Suçluyum biliyorum!!! Mahkemeye çıkarılmama bile gerek yok, suçumu itiraf ediyorum! Raskolnikov gibi suçluluk duygusu ile yaşamaktansa suçumu size itiraf ederek kurtulmak istiyorum. Geçtiğimiz haftayı rüyalar ülkesi Amerika'nın başkentinde Washington'da geçirdim. Zamanım mı yoktu? Vardı? Konu mu yoktu? Çoktu!
Bahanem yok ama sanki kum saati gibi akıp geçti zaman. Doluya koydum olmadı, boşa koydum dolmadı, bir türlü yazamadım. Vakit uzadıkça daha güzel bir yazı yazmak istedim. Ecel geldi cihane, başağrısı bahane. Bu saatten sonra bahane üretmektense sizlerden özür dilemeliyim. Nede olsa eğilen baş kesilmezmiş.
Washington
Washington bana beklediğimden çok fazlasını verdi. Ruhu olmayan, soğuk ve karaktersiz binalardan yapılma bir şehir beklerken, gördiklerim karşısında şaşkınlığım yüzüme yansıdı. Gezim boyunca suratım bir ayran budalasını aratmadı. Her girdiğim bina beni hayretlere düşürdü. Özenerek etrafıma bakarak her defasında iç geçirdim.
Şehrin her metrekaresine estetik yansımış. Sanatın bir dalı olarak kabul ettiğim mimari Amerikan rüyasının başkentine yaraşır bir biçimde kullanılmış. Neoklasisizmden viktoryana, gotikten moderne kadar her türlü mimari akım bu görkemli şehirde mevcut.
Washington'da mimari, Amerika'nın hegemonik gücünün bir göstergesi olmuş durumda. Binaların ihtişamı size esnetikten fazlasını, kendilerine has bir ideoloji sunuyor. Foucault'nun mekanların mevcut iktidarlara nasıl hizmet edebileceğini savunan yazısını okuduğumda (Michael Foucault, İktidarın gözü) bana abartılı gelmiş için için alaycı bir biçimde gülmüştüm. Ancak, Pazar sabahı Washington'da Amerika Birleşik Devletleri Kapitol binasının önüne geldiğimde cehaletimden, ve dar görüşlülüğümden dolayı utandım. Bir ideoloji bu kadar ince ama abartılı bir biçimde savunulabilir. Bina, fransız mimarisinden esinlenilerek yapılmış. Size şöyle tasvir edebilirim; gücü ve bağımsızlığı tuvale yansıtmak isterseniz bu binayı çizmeniz gerekir.

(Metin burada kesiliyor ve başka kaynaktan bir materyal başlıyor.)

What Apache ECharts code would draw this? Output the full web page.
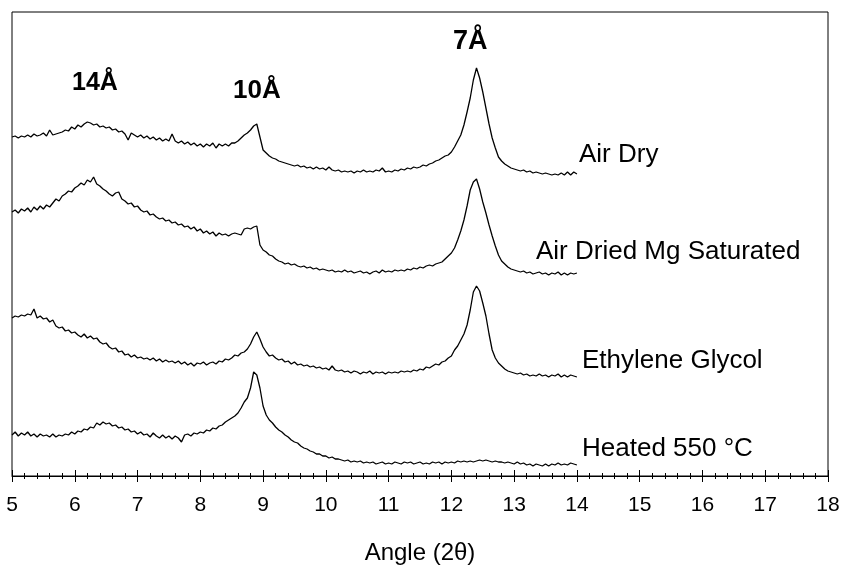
<!DOCTYPE html>
<html>
<head>
<meta charset="utf-8">
<script src="https://cdn.jsdelivr.net/npm/echarts@6/dist/echarts.min.js"></script>
<style>
  html, body { margin: 0; padding: 0; background: #fff; }
  #chart { width: 843px; height: 575px; }
</style>
</head>
<body>
<div id="chart"></div>
<script>
  // sampling angles, 5.00 .. 14.00 deg 2theta, step 0.05
  const angles = []
  for (let i = 0; i <= 180; i++) angles.push(+(5 + i * 0.05).toFixed(2))

  const xTicks = [5, 6, 7, 8, 9, 10, 11, 12, 13, 14, 15, 16, 17, 18]

  // intensities (offset traces, arbitrary units)
  const airDry = [
    339, 340, 338, 340, 339, 341, 339, 342, 340, 341,
    343, 340, 346, 341, 342, 343, 344, 346, 345, 349,
    347, 351, 349, 352, 354, 353, 351, 352, 349, 350,
    348, 349, 346, 347, 344, 345, 342, 336, 343, 341,
    339, 341, 338, 340, 337, 339, 336, 338, 335, 337,
    335, 342, 335, 333, 335, 332, 334, 331, 333, 330,
    332, 329, 332, 330, 333, 328, 332, 330, 332, 330,
    333, 333, 335, 338, 341, 343, 346, 350, 352, 339,
    326, 323, 320, 318, 317, 315, 314, 313, 312, 311,
    310, 311, 309, 310, 308, 309, 307, 309, 307, 308,
    306, 309, 306, 305, 306, 304, 305, 304, 305, 303,
    305, 304, 306, 304, 305, 304, 306, 305, 308, 304,
    305, 304, 306, 305, 307, 306, 308, 307, 309, 308,
    309, 311, 310, 312, 313, 315, 316, 318, 320, 321,
    324, 329, 335, 341, 351, 364, 378, 396, 408, 398,
    384, 368, 352, 338, 328, 319, 315, 312, 310, 308,
    307, 306, 305, 306, 304, 305, 303, 304, 303, 302,
    303, 302, 301, 302, 301, 303, 301, 304, 301, 304,
    302
  ]
  const airDriedMg = [
    264, 266, 263, 267, 265, 268, 264, 269, 266, 270,
    267, 271, 269, 273, 277, 275, 280, 282, 285, 284,
    288, 290, 293, 291, 296, 294, 299, 292, 290, 287,
    285, 282, 280, 283, 284, 277, 275, 272, 273, 269,
    270, 266, 264, 265, 261, 262, 259, 257, 258, 255,
    256, 253, 254, 251, 252, 249, 250, 247, 249, 245,
    247, 243, 245, 242, 244, 240, 243, 241, 242, 240,
    242, 243, 242, 241, 247, 248, 247, 249, 250, 231,
    226, 224, 221, 220, 217, 215, 214, 212, 213, 211,
    212, 210, 209, 210, 208, 209, 207, 208, 206, 207,
    206, 205, 206, 204, 205, 204, 206, 204, 205, 203,
    204, 205, 203, 204, 202, 204, 205, 203, 206, 204,
    205, 204, 206, 205, 206, 205, 207, 206, 208, 207,
    209, 208, 210, 211, 210, 212, 213, 214, 217, 220,
    223, 228, 236, 245, 256, 270, 286, 294, 297, 287,
    274, 263, 251, 240, 230, 221, 215, 212, 209, 207,
    206, 205, 204, 205, 203, 204, 202, 203, 204, 202,
    203, 201, 203, 202, 204, 201, 203, 201, 203, 202,
    203
  ]
  const ethyleneGlycol = [
    158, 160, 159, 161, 160, 162, 161, 167, 158, 160,
    157, 158, 154, 156, 150, 148, 149, 145, 146, 143,
    144, 141, 139, 142, 138, 140, 137, 138, 134, 132,
    133, 129, 127, 128, 124, 125, 121, 122, 119, 121,
    118, 119, 117, 118, 116, 118, 115, 117, 114, 116,
    114, 115, 113, 115, 112, 114, 111, 113, 110, 113,
    112, 114, 111, 113, 114, 112, 115, 114, 117, 116,
    118, 121, 120, 123, 124, 127, 132, 139, 144, 137,
    129, 124, 120, 121, 118, 116, 117, 114, 115, 112,
    114, 111, 112, 110, 111, 109, 110, 108, 109, 107,
    108, 106, 110, 106, 105, 106, 104, 105, 103, 105,
    104, 102, 104, 103, 105, 102, 104, 103, 104, 102,
    104, 103, 104, 103, 105, 104, 105, 104, 106, 105,
    107, 106, 109, 108, 110, 112, 111, 114, 115, 118,
    120, 126, 130, 136, 142, 151, 166, 184, 190, 185,
    173, 160, 142, 126, 118, 113, 110, 107, 105, 104,
    103, 102, 103, 101, 102, 100, 101, 100, 102, 100,
    101, 99, 101, 100, 102, 99, 101, 99, 101, 100,
    99
  ]
  const heated550 = [
    41, 44, 40, 43, 41, 44, 40, 42, 39, 42,
    40, 41, 39, 42, 39, 41, 40, 42, 41, 44,
    42, 45, 44, 47, 46, 49, 48, 53, 51, 54,
    52, 53, 50, 51, 48, 49, 46, 47, 44, 45,
    42, 44, 41, 42, 39, 43, 40, 38, 41, 38,
    40, 37, 40, 38, 34, 41, 42, 40, 43, 42,
    44, 43, 46, 45, 48, 47, 50, 51, 54, 56,
    58, 60, 63, 68, 74, 78, 88, 104, 101, 88,
    70, 61, 56, 53, 49, 46, 44, 41, 39, 36,
    34, 33, 30, 28, 27, 25, 24, 22, 22, 20,
    20, 18, 19, 17, 17, 16, 15, 16, 14, 15,
    14, 15, 13, 14, 13, 14, 12, 13, 14, 12,
    13, 12, 14, 13, 12, 14, 13, 14, 12, 13,
    14, 12, 13, 12, 14, 13, 14, 12, 14, 13,
    14, 13, 15, 14, 15, 14, 15, 14, 15, 16,
    15, 16, 15, 14, 15, 14, 14, 13, 14, 13,
    12, 14, 12, 13, 11, 12, 10, 12, 11, 10,
    12, 10, 12, 11, 13, 11, 12, 11, 13, 12,
    11
  ]

  const seriesNames = ['Air Dry', 'Air Dried Mg Saturated', 'Ethylene Glycol', 'Heated 550 °C']
  const seriesValues = [airDry, airDriedMg, ethyleneGlycol, heated550]

  const chart = echarts.init(document.getElementById('chart'))

  const textFont = 'Liberation Sans, Arial, sans-serif'

  function label(text, x, y, size, bold) {
    return {
      type: 'text',
      x: x,
      y: y,
      silent: true,
      style: {
        text: text,
        fill: '#000',
        fontFamily: textFont,
        fontSize: size,
        fontWeight: bold ? 'bold' : 'normal',
        align: 'left',
        verticalAlign: 'middle'
      }
    }
  }

  chart.setOption({
    animation: false,
    backgroundColor: '#fff',
    grid: {
      left: 12,
      right: 15,
      top: 12,
      bottom: 99,
      show: true,
      borderColor: '#000',
      borderWidth: 1
    },
    xAxis: [
      {
        type: 'value',
        min: xTicks[0],
        max: xTicks[xTicks.length - 1],
        interval: 1,
        position: 'bottom',
        axisLine: {onZero: false, lineStyle: {color: '#000', width: 1}},
        axisTick: {show: true, inside: false, length: 6, lineStyle: {color: '#000'}},
        minorTick: {show: true, splitNumber: 5, length: 3, lineStyle: {color: '#000'}},
        splitLine: {show: false},
        axisLabel: {
          color: '#000',
          fontFamily: textFont,
          fontSize: 21,
          margin: 19
        },
        name: 'Angle (2θ)',
        nameLocation: 'middle',
        nameGap: 65,
        nameTextStyle: {color: '#000', fontFamily: textFont, fontSize: 24}
      },
      {
        type: 'value',
        min: xTicks[0],
        max: xTicks[xTicks.length - 1],
        interval: 1,
        position: 'bottom',
        axisLine: {show: false, onZero: false},
        axisTick: {show: true, inside: true, length: 6, lineStyle: {color: '#000'}},
        minorTick: {show: true, splitNumber: 5, length: 3, lineStyle: {color: '#000'}},
        splitLine: {show: false},
        axisLabel: {show: false}
      }
    ],
    yAxis: {
      type: 'value',
      min: 0,
      max: 464,
      show: false
    },
    series: seriesValues.map((vals, k) => ({
      name: seriesNames[k],
      type: 'line',
      showSymbol: false,
      symbol: 'none',
      xAxisIndex: 0,
      lineStyle: {color: '#000', width: 1.3},
      data: angles.map((a, i) => [a, vals[i]])
    })),
    graphic: [
      label('14Å', 72, 83, 25, true),
      label('10Å', 233, 91, 26, true),
      label('7Å', 453, 42, 27, true),
      label('Air Dry', 579, 155, 26, false),
      label('Air Dried Mg Saturated', 536, 252, 26, false),
      label('Ethylene Glycol', 582, 361, 26, false),
      label('Heated 550 °C', 582, 449, 26, false)
    ]
  })
</script>
</body>
</html>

Atina'da Akropolis'i gezdiğimde çok etkilenmişidim. M.Ö. 6.yy imkansızlıkları içinde, yaratılmış bu şaheser beni büyülemişti. Fakat, Amerika Ulusal Arşiv binası Neoklasik tarzında öyle heybetli bir yapı ki, Akropolis'in dili olsa kıskanacak. Bina içine daha girmeden toplumun tarihe verdiği önemi yansıtıyor. Biz ise haftada bir ekran karşısına geçip Tarihin Arka Odası programında magazinsel tarih izleyerek ve ya ceddin deden, neslin baban deyip yürüyerek tarihe ne kadar önem verdiğimizi kanıtlamaya çalışalım. Atı alan Üsküdar'ı geçmiş Edirne'ye varmış bile.
Modern mimari şehirde konuşlanabileceği en uygun yerde! Ulusal Sanat Galerisinin modern ve çağdaş sanat koleksiyonunun bulunduğu doğu binası dünyaca ünlü I.M. Pei tarafından dizayn edilmiş. Yine I.M. Pei tarafından tasarlanan Louvre Piramidi inanın bu eser karşısında devede kulak kalıyor. Mimari açıdan yapı dev bir origami kağıdını andırıyor. Bu yapıyı tasfir etmeye çalışmak fayda getirmeyeceğinden, gereksiz bir çaba içersine girmiyorum. Ancak şunu söyleyebilirim, bina O kadar esnetik ki içindeki sanat eserlerini gölgede bırakıyor.
Sonuç
Mimari, Roma döneminden başlayarak, günümüze kadar çeşitli uygarlıklara ideolojilerini oturtma ve iktidarları pekiştirme anlamında araç olmuş olmaya da devam ediyor. Mekanlar esnetik ile harmanlanarak, mimarların elinde iktidarları meşrulaşrtıran ideolojik birer aygıt konumundalar.
Biz bu etkili aracı ne derece kullanıyoruz acaba? Yoksa, Müflis bezirgan eski defterleri karıştırırmış misali hala Osmanlı mimarisinden bir adım öteye gidemedik mi? Ben cevabı size bırakıyorum.